Parameterization is what turns basic designs into enterprise-ready solutions.

Linked Services vs Datasets: Clear Comparison

Aspect Linked Service Dataset
Purpose Connectivity Data reference
Contains credentials Yes No
Defines schema/location No Yes
Used directly by pipelines No Indirectly
Reusability Across datasets Across pipelines

Understanding this difference is essential for interviews and real work. To gain hands-on experience with these core ADF concepts, enroll in our Azure Data Engineering Online Training.

Common Mistakes Beginners Make

Many issues arise from misunderstanding these concepts:

  • Creating too many Linked Services unnecessarily

  • Hard-coding paths in pipelines instead of Datasets

  • Mixing connectivity and data logic

  • Not parameterizing Datasets

  • Duplicating Linked Services for the same system

Avoiding these mistakes leads to cleaner, safer designs.

How Interviewers Expect You to Explain This

A strong explanation sounds like this: “Linked Services define how Azure Data Factory connects to systems, including authentication and network access. Datasets define the specific data structures inside those systems. Pipelines use datasets, and datasets rely on linked services.” This shows conceptual clarity, not tool memorization.

Why This Knowledge Matters for Your Career

Understanding Linked Services and Datasets helps you:

  • Design reusable pipelines

  • Pass Azure Data Engineer interviews

  • Build secure data platforms

  • Work effectively in enterprise teams

Many real-world ADF issues are not pipeline issues they are Linked Service or Dataset design issues.

Final Takeaway

Linked Services and Datasets are the foundation of Azure Data Factory architecture.

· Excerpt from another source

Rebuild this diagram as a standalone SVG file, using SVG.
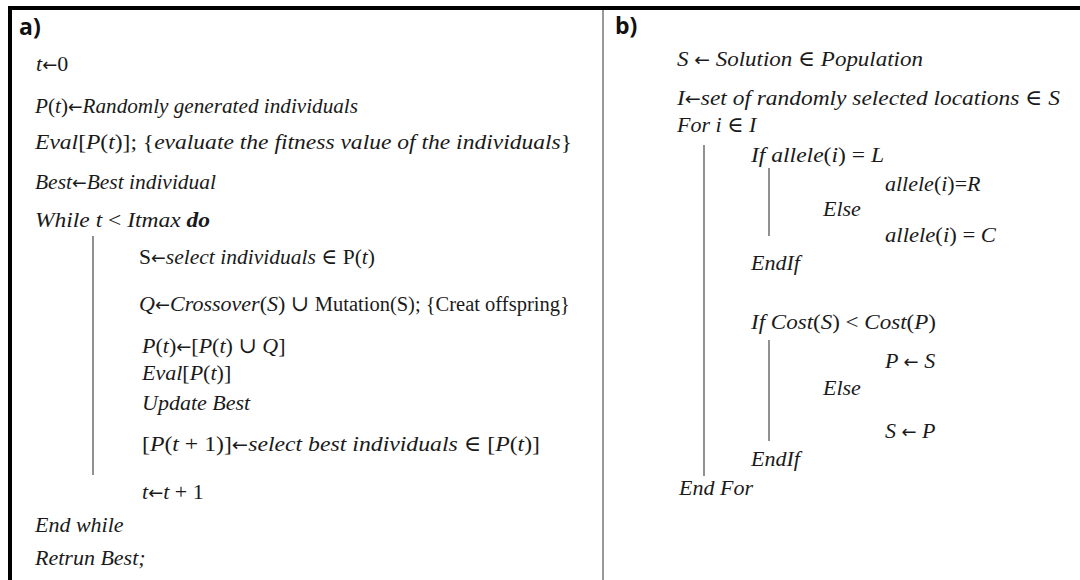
<svg xmlns="http://www.w3.org/2000/svg" width="1080" height="580" viewBox="0 0 1080 580">
<style>
.m{font-family:"Liberation Serif","DejaVu Serif",serif;font-style:italic;font-size:22px;fill:#1a1a1a}
.u{font-style:normal}
.s{font-size:20.5px}
.ar{font-family:"DejaVu Sans",sans-serif;font-style:normal;font-size:18px}
.b{font-weight:bold}
.lbl{font-family:"Open Sans","Liberation Sans",sans-serif;font-weight:bold;font-size:23px;fill:#111}
.bar{stroke:#555;stroke-width:1.3;fill:none}
</style>
<rect x="0" y="0" width="1080" height="580" fill="#fff"/>
<g id="frame">
<line x1="8" y1="8" x2="1080" y2="8" stroke="#000" stroke-width="4"/>
<line x1="10" y1="6" x2="10" y2="580" stroke="#000" stroke-width="4"/>
<line x1="603" y1="10" x2="603" y2="580" stroke="#777" stroke-width="1.5"/>
</g>
<g id="panel-a">
<text class="lbl" x="19" y="35">a)</text>
<text class="m" x="36" y="71">t<tspan class="ar">←</tspan><tspan class="u">0</tspan></text>
<text class="m" x="35" y="113" textLength="323" lengthAdjust="spacingAndGlyphs">P<tspan class="u">(</tspan>t<tspan class="u">)</tspan><tspan class="ar">←</tspan>Randomly generated individuals</text>
<text class="m" x="35" y="149" textLength="537" lengthAdjust="spacingAndGlyphs">Eval<tspan class="u">[</tspan>P<tspan class="u">(</tspan>t<tspan class="u">)];</tspan> <tspan class="u">{</tspan>evaluate the fitness value of the individuals<tspan class="u">}</tspan></text>
<text class="m" x="35" y="189" textLength="181" lengthAdjust="spacingAndGlyphs">Best<tspan class="ar">←</tspan>Best individual</text>
<text class="m" x="35" y="227" textLength="175" lengthAdjust="spacingAndGlyphs">While  t <tspan class="u">&lt;</tspan>  Itmax <tspan class="b">do</tspan></text>
<line class="bar" x1="93" y1="236" x2="93" y2="475"/>
<text class="m" x="139" y="264" textLength="236" lengthAdjust="spacingAndGlyphs"><tspan class="u">S</tspan><tspan class="ar">←</tspan>select individuals <tspan class="u">∈ P(</tspan>t<tspan class="u">)</tspan></text>
<text class="m" x="139" y="311">Q<tspan class="ar">←</tspan>Crossover<tspan class="u">(</tspan>S<tspan class="u">) ∪ </tspan><tspan class="u s">Mutation(S); {Creat offspring}</tspan></text>
<text class="m" x="142" y="353">P<tspan class="u">(</tspan>t<tspan class="u">)</tspan><tspan class="ar">←</tspan><tspan class="u">[</tspan>P<tspan class="u">(</tspan>t<tspan class="u">) ∪ </tspan>Q<tspan class="u">]</tspan></text>
<text class="m" x="142" y="380">Eval<tspan class="u">[</tspan>P<tspan class="u">(</tspan>t<tspan class="u">)]</tspan></text>
<text class="m" x="142" y="410">Update Best</text>
<text class="m" x="142" y="451" textLength="398" lengthAdjust="spacingAndGlyphs"><tspan class="u">[</tspan>P<tspan class="u">(</tspan>t <tspan class="u">+ 1)]</tspan><tspan class="ar">←</tspan>select best individuals <tspan class="u">∈ [</tspan>P<tspan class="u">(</tspan>t<tspan class="u">)]</tspan></text>
<text class="m" x="142" y="499">t<tspan class="ar">←</tspan>t <tspan class="u">+ 1</tspan></text>
<text class="m" x="35" y="532">End while</text>
<text class="m" x="35" y="565">Retrun Best;</text>
</g>
<g id="panel-b">
<text class="lbl" x="615" y="34">b)</text>
<text class="m" x="677" y="66" textLength="246" lengthAdjust="spacingAndGlyphs">S <tspan class="ar">←</tspan> Solution  <tspan class="u">∈</tspan>  Population</text>
<text class="m" x="677" y="105" textLength="383" lengthAdjust="spacingAndGlyphs">I<tspan class="ar">←</tspan>set of randomly selected locations <tspan class="u">∈</tspan> S</text>
<text class="m" x="677" y="132">For  i <tspan class="u">∈</tspan> I</text>
<line class="bar" x1="704" y1="145" x2="704" y2="476"/>
<text class="m" x="751" y="162" textLength="133" lengthAdjust="spacingAndGlyphs">If allele<tspan class="u">(</tspan>i<tspan class="u">) =</tspan> L</text>
<line class="bar" x1="769" y1="168" x2="769" y2="236"/>
<text class="m" x="885" y="191">allele<tspan class="u">(</tspan>i<tspan class="u">)=</tspan>R</text>
<text class="m" x="823" y="216">Else</text>
<text class="m" x="885" y="242" textLength="111" lengthAdjust="spacingAndGlyphs">allele<tspan class="u">(</tspan>i<tspan class="u">) =</tspan> C</text>
<text class="m" x="751" y="270">EndIf</text>
<text class="m" x="751" y="329" textLength="185" lengthAdjust="spacingAndGlyphs">If Cost<tspan class="u">(</tspan>S<tspan class="u">) &lt;</tspan> Cost<tspan class="u">(</tspan>P<tspan class="u">)</tspan></text>
<line class="bar" x1="769" y1="340" x2="769" y2="441"/>
<text class="m" x="885" y="368">P <tspan class="ar">←</tspan> S</text>
<text class="m" x="823" y="395">Else</text>
<text class="m" x="885" y="438">S <tspan class="ar">←</tspan> P</text>
<text class="m" x="751" y="466">EndIf</text>
<text class="m" x="679" y="495">End For</text>
</g>
</svg>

  • Linked Services answer how to connect

  • Datasets answer what data to use

  • Pipelines answer when and in what order

When these responsibilities are kept clean and separate, data platforms become reliable, scalable, and easy to manage. Mastering these concepts is not optional it is essential for any serious Azure Data Engineer. For a comprehensive curriculum covering all aspects of modern data engineering, explore our Full Stack Data Science & AI program.

FAQs

1. What is a Linked Service in Azure Data Factory?
Ans: A Linked Service defines how Azure Data Factory connects to an external system, including authentication and endpoint details.

2. What is a Dataset in Azure Data Factory?
Ans: A Dataset represents the specific data structure, such as a table or file, inside a connected system.

3. Can multiple datasets use the same linked service?
Ans: Yes. This is a best practice and improves reusability and maintenance.

4. Do pipelines connect directly to data sources?
Ans: No. Pipelines use datasets, which rely on linked services for connectivity.

5. Why are Linked Services and Datasets separated?
Ans: To improve security, reusability, and maintainability across pipelines and environments.